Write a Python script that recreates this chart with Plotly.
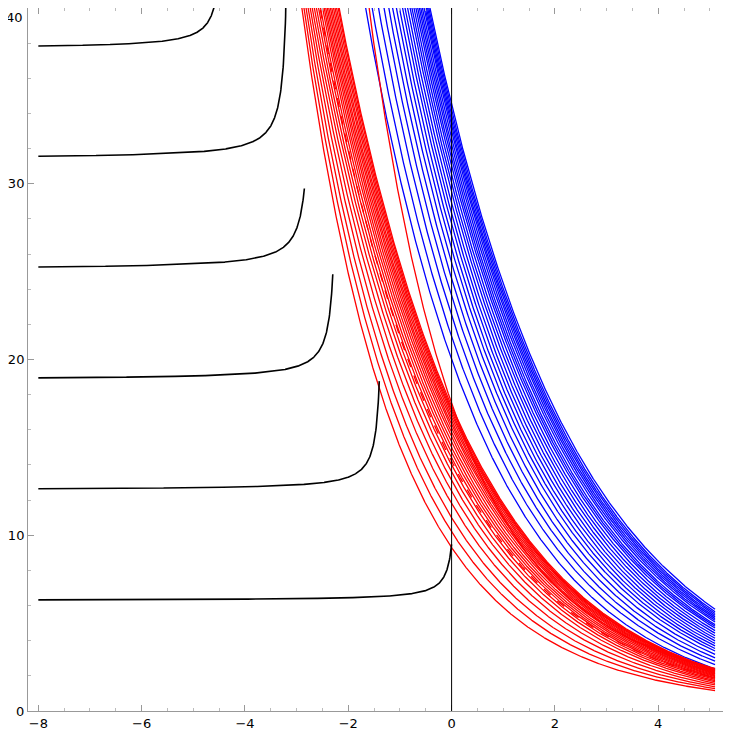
import numpy as np
import plotly.graph_objects as go

# blue family: value at x=0 and at x=5
blue_y0 = [20.0, 21.3, 22.5, 23.6, 24.6, 25.5, 26.3, 27.0, 27.7, 28.3, 28.9, 29.5, 30.0,
           30.5, 31.0, 31.4, 31.8, 32.2, 32.6, 33.0, 33.3, 33.6, 33.9, 34.2, 34.5]
blue_y5 = [2.5, 2.75, 2.95, 3.15, 3.35, 3.55, 3.7, 3.85, 4.0, 4.15, 4.3, 4.45, 4.6,
           4.75, 4.9, 5.0, 5.1, 5.25, 5.35, 5.45, 5.55, 5.65, 5.75, 5.85, 6.0]
# red family: value at x=0, at x=5, and x where it reaches y=40
red_y0 = [9.3, 10.2, 11.0, 11.8, 12.5, 13.1, 13.6, 14.0, 14.4, 14.7, 15.0, 15.3, 15.6,
          15.85, 16.1, 16.3, 16.5, 16.7, 16.9, 17.05, 17.2, 17.35, 17.5]
red_y5 = [1.2, 1.32, 1.43, 1.54, 1.64, 1.73, 1.8, 1.87, 1.93, 1.98, 2.03, 2.08, 2.13,
          2.18, 2.22, 2.26, 2.3, 2.34, 2.38, 2.41, 2.44, 2.47, 2.5]
red_x40 = [-2.9, -2.86, -2.82, -2.78, -2.74, -2.7, -2.66, -2.62, -2.58, -2.54, -2.5, -2.47,
           -2.44, -2.41, -2.38, -2.35, -2.32, -2.29, -2.26, -2.23, -2.2, -2.18, -1.6]
red_dash = (14.2, 1.95, -2.55)
# black family: left level, x where it turns vertical, rise height, shape
black_level = [6.28, 12.57, 18.85, 25.13, 31.42, 37.70]
black_xend = [0.0, -1.4, -2.3, -2.85, -3.15, -4.4]
black_rise = [3.2, 6.2, 6.0, 4.6, 30.0, 30.0]
black_s = [0.35, 0.5, 0.6, 0.7, 0.7, 0.5]

fig = go.Figure()
x = np.linspace(-8, 5.1, 1500)

for a, b in zip(blue_y0, blue_y5):
    k = np.log(a / b) / 5
    fig.add_trace(go.Scatter(x=x, y=a * np.exp(-k * x), mode="lines",
                             line=dict(color="#0000FF", width=1.3), hoverinfo="skip"))

def red_curve(a, b, x40):
    # ln y = ln a + k x + c x^2 through (5, b) and (x40, 40)
    m = np.array([[5.0, 25.0], [x40, x40 * x40]])
    k, c = np.linalg.solve(m, [np.log(b / a), np.log(40 / a)])
    return a * np.exp(k * x + c * x * x)

for a, b, x40 in zip(red_y0, red_y5, red_x40):
    fig.add_trace(go.Scatter(x=x, y=red_curve(a, b, x40), mode="lines",
                             line=dict(color="#FF0000", width=1.3), hoverinfo="skip"))
fig.add_trace(go.Scatter(x=x, y=red_curve(*red_dash), mode="lines",
                         line=dict(color="#FF0000", width=1.3, dash="dash"), hoverinfo="skip"))

for lv, xe, h, s in zip(black_level, black_xend, black_rise, black_s):
    xb = np.linspace(-8, xe, 1000)
    yb = lv + s / (xe - xb + s / h)
    fig.add_trace(go.Scatter(x=xb, y=yb, mode="lines",
                             line=dict(color="black", width=1.6), hoverinfo="skip"))

fig.add_vline(x=0, line=dict(color="black", width=1))

axis = dict(showgrid=False, zeroline=False, mirror="ticks", showline=True, linecolor="#999",
            ticks="inside", ticklen=6, tickcolor="#999", automargin=False,
            minor=dict(ticks="inside", ticklen=3, tickcolor="#bbb"),
            tickfont=dict(family="DejaVu Sans", size=13, color="black"))
fig.update_xaxes(axis, range=[-8.2, 5.37], tickvals=[-8, -6, -4, -2, 0, 2, 4],
                 ticktext=["\u22128", "\u22126", "\u22124", "\u22122", "0", "2", "4"],
                 minor_dtick=0.5)
fig.update_yaxes(axis, range=[0, 40], tickvals=[0, 10, 20, 30, 40], minor_dtick=2)
# top tick label sits on the figure edge, so draw it just below
fig.add_annotation(text="40", xref="paper", yref="y", x=0, y=40, xanchor="right",
                   yanchor="top", xshift=-3, showarrow=False,
                   font=dict(family="DejaVu Sans", size=13, color="black"))
fig.update_layout(width=723, height=729, showlegend=False, plot_bgcolor="white",
                  paper_bgcolor="white", margin=dict(l=20, r=2, t=0, b=26))
fig.write_html("out.html")
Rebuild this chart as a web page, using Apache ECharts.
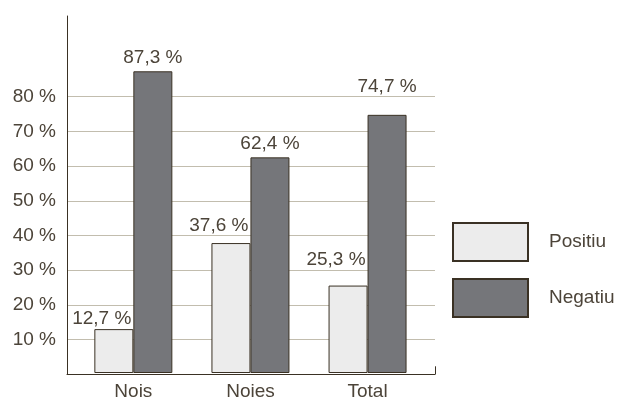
<!DOCTYPE html>
<html>
<head>
<meta charset="utf-8">
<script src="https://cdn.jsdelivr.net/npm/echarts@6/dist/echarts.min.js"></script>
<style>html,body{margin:0;padding:0;background:#fff;}#c{width:618px;height:401px;}</style>
</head>
<body>
<div id="c"></div>
<script>
var categories = ['Nois', 'Noies', 'Total'];
var positiu = [12.7, 37.6, 25.3];
var negatiu = [87.3, 62.4, 74.7];
var seriesNames = ['Positiu', 'Negatiu'];
var yTicks = [10, 20, 30, 40, 50, 60, 70, 80];

var FONT = '"Liberation Sans", Arial, sans-serif';
var TXT = '#4c4439';
var DARK = '#3a3124';
function fmt(v){ return v.toFixed(1).replace('.', ',') + ' %'; }

var posLift = [0.5, 8, 16];
var negLift = [4.5, 4, 19];

var chart = echarts.init(document.getElementById('c'), null, {renderer: 'canvas'});
chart.setOption({
  animation: false,
  backgroundColor: '#ffffff',
  textStyle: {fontFamily: FONT},
  grid: [
    {left: 67, width: 368, top: 96.7, bottom: 26.7},
    {left: 74.8, width: 351.3, top: 16, bottom: 26.7}
  ],
  xAxis: [
    {gridIndex: 0, type: 'value', min: 0, max: 1, interval: 1,
     axisLine: {show: true, lineStyle: {color: DARK, width: 1}},
     axisTick: {show: true, inside: true, length: 8, lineStyle: {color: DARK}},
     axisLabel: {show: false}, splitLine: {show: false}},
    {gridIndex: 1, type: 'category', data: categories,
     axisLine: {show: false}, axisTick: {show: false},
     axisLabel: {color: TXT, fontSize: 19, fontFamily: FONT, margin: 9}}
  ],
  yAxis: [
    {gridIndex: 0, type: 'value', min: 0, max: yTicks[yTicks.length - 1], interval: 10,
     axisLine: {show: false}, axisTick: {show: false},
     axisLabel: {color: TXT, fontSize: 19, fontFamily: FONT, margin: 11, showMinLabel: false,
                 formatter: function(v){ return v + ' %'; }},
     splitLine: {show: true, lineStyle: {color: '#c2bdae', width: 1}}},
    {gridIndex: 1, type: 'value', min: 0, max: 103.3, offset: 7.8,
     axisLine: {show: true, lineStyle: {color: DARK, width: 1}},
     axisTick: {show: false}, axisLabel: {show: false}, splitLine: {show: false}}
  ],
  legend: {
    orient: 'vertical', left: 452, top: 222, padding: 0,
    icon: 'rect',
    itemWidth: 75, itemHeight: 38, itemGap: 16,
    textStyle: {color: TXT, fontSize: 19, fontFamily: FONT, padding: [0, 0, 0, 16]},
    data: seriesNames
  },
  series: [
    {name: seriesNames[0], type: 'bar', xAxisIndex: 1, yAxisIndex: 1,
     barWidth: 39, barGap: '0%',
     itemStyle: {color: '#ececec', borderColor: DARK, borderWidth: 1},
     label: {show: true, position: ['100%', 0], align: 'right', verticalAlign: 'bottom',
             color: TXT, fontSize: 19, fontFamily: FONT,
             formatter: function(p){ return fmt(p.value); }},
     data: positiu.map(function(v, i){ return {value: v, label: {offset: [-2, -posLift[i]]}}; })},
    {name: seriesNames[1], type: 'bar', xAxisIndex: 1, yAxisIndex: 1,
     barWidth: 39, barGap: '0%',
     itemStyle: {color: '#75767a', borderColor: DARK, borderWidth: 1},
     label: {show: true, position: 'top', distance: 0,
             color: TXT, fontSize: 19, fontFamily: FONT,
             formatter: function(p){ return fmt(p.value); }},
     data: negatiu.map(function(v, i){ return {value: v, label: {offset: [0, -negLift[i]]}}; })}
  ]
});
</script>
</body>
</html>
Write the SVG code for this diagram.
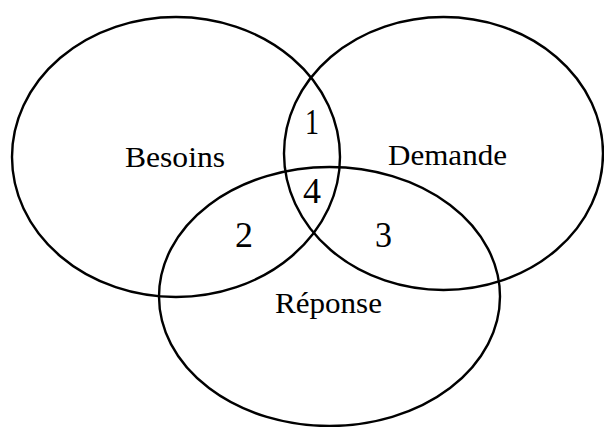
<svg xmlns="http://www.w3.org/2000/svg" width="604" height="427" viewBox="0 0 604 427">
  <style>
    .set { fill: none; stroke: #000; stroke-width: 2.4; }
    .label { font-family: "Liberation Serif", "Times New Roman", serif; font-size: 30px; fill: #000; text-anchor: middle; }
    .zone { font-family: "Liberation Serif", "Times New Roman", serif; font-size: 36px; fill: #000; text-anchor: middle; }
  </style>
  <rect width="604" height="427" fill="#fff"/>

  <!-- three overlapping sets -->
  <g id="besoins">
    <ellipse class="set" cx="176" cy="157" rx="164" ry="140"/>
    <text class="label" x="175" y="167" textLength="100" lengthAdjust="spacingAndGlyphs">Besoins</text>
  </g>
  <g id="demande">
    <ellipse class="set" cx="443.5" cy="153.5" rx="159.5" ry="136.5"/>
    <text class="label" x="447.5" y="165" textLength="119" lengthAdjust="spacingAndGlyphs">Demande</text>
  </g>
  <g id="reponse">
    <ellipse class="set" cx="329.5" cy="296.5" rx="170.5" ry="129.5"/>
    <text class="label" x="328.5" y="313" textLength="107" lengthAdjust="spacingAndGlyphs">Réponse</text>
  </g>

  <!-- intersection zones -->
  <g id="zones">
    <text class="zone" x="312" y="134" textLength="14" lengthAdjust="spacingAndGlyphs">1</text>
    <text class="zone" x="312" y="203" textLength="18" lengthAdjust="spacingAndGlyphs">4</text>
    <text class="zone" x="244" y="247" textLength="18" lengthAdjust="spacingAndGlyphs">2</text>
    <text class="zone" x="383.5" y="247" textLength="17" lengthAdjust="spacingAndGlyphs">3</text>
  </g>
</svg>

────

• [Problem to solve]
Write out again, exactly, the lines from the start of the listing up to the line containing "import plotly.graph_objects as go", with both ends and without pictures.

• [Answer to the task]
Write a Python script that recreates this chart with Plotly.
import numpy as np
import plotly.graph_objects as go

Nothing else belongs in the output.